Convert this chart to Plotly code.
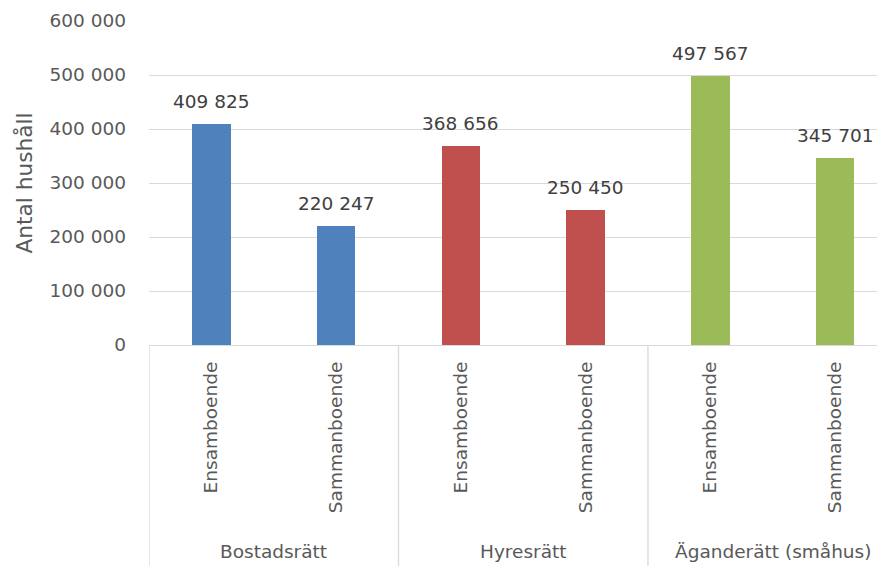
import plotly.graph_objects as go

groups = ["Bostadsrätt", "Hyresrätt", "Äganderätt (småhus)"]
subcats = ["Ensamboende", "Sammanboende"]
values = [409825, 220247, 368656, 250450, 497567, 345701]
colors = ["#4F81BD", "#4F81BD", "#C0504D", "#C0504D", "#9BBB59", "#9BBB59"]
y_ticks = [0, 100000, 200000, 300000, 400000, 500000, 600000]
y_title = "Antal hushåll"

FONT = "DejaVu Sans"
FS = 18.5

# page body has an 8px margin; figure sized to fill the window exactly
W, H = 877, 558
OFF = 8
PLOT_TOP = 20.5 - OFF
PLOT_BOT = 345.5 - OFF
PLOT_LEFT = 149 - OFF
H_PLOT = PLOT_BOT - PLOT_TOP

xpos = list(range(len(values)))
ticktext = [s for g in groups for s in subcats]

fig = go.Figure()
fig.add_trace(go.Bar(
    x=xpos, y=values, marker=dict(color=colors, line=dict(width=0)),
    width=0.31, hoverinfo="skip",
))

for x, v in zip(xpos, values):
    fig.add_annotation(
        x=x, y=v, xref="x", yref="y", text=f"{v:,}".replace(",", " "),
        showarrow=False, yanchor="bottom", yshift=10,
        font=dict(family=FONT, size=FS, color="#404040"),
    )

ybot = -(H - PLOT_BOT + 5) / H_PLOT
for i in range(len(groups)):
    fig.add_shape(type="line", xref="x", yref="paper",
                  x0=i * 2 - 0.5, x1=i * 2 - 0.5, y0=0, y1=ybot,
                  line=dict(color="#D9D9D9", width=1.3))
    fig.add_annotation(
        x=i * 2 + 0.5, y=(PLOT_BOT - (553 - OFF)) / H_PLOT, xref="x", yref="paper",
        text=groups[i], showarrow=False, yanchor="middle",
        font=dict(family=FONT, size=FS, color="#595959"),
    )

fig.update_layout(
    width=W, height=H,
    margin=dict(l=PLOT_LEFT, r=0, t=PLOT_TOP, b=H - PLOT_BOT, autoexpand=False),
    plot_bgcolor="white", paper_bgcolor="white",
    separators=", ",
    showlegend=False,
    font=dict(family=FONT, size=FS, color="#595959"),
    bargap=0,
)
fig.update_xaxes(
    range=[-0.5, 5.4], tickmode="array", tickvals=xpos, ticktext=ticktext,
    tickangle=-90, ticks="", ticklabelstandoff=12, showgrid=False,
    showline=False, zeroline=False,
    tickfont=dict(family=FONT, size=FS, color="#595959"),
    automargin=False,
)
fig.update_yaxes(
    range=[0, 600000], tickmode="array", tickvals=y_ticks, tickformat=",d",
    showgrid=True, gridcolor="#D9D9D9", gridwidth=1.3,
    zeroline=True, zerolinecolor="#D9D9D9", zerolinewidth=1.3,
    showline=False, ticks="", ticklabelstandoff=22,
    tickfont=dict(family=FONT, size=FS, color="#595959"),
    title=dict(text=y_title, standoff=10,
               font=dict(family=FONT, size=21.7, color="#595959")),
    automargin=False,
)

fig.write_html("out.html")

____________________

* _WRITTEN REQUEST_
Take the lines from the start of the material to the line with "import plotly.graph_objects as go", both included, and transcribe them exactly without the pictures.

* _EXERCISE RESULT_
Convert this chart to Plotly code.
import plotly.graph_objects as go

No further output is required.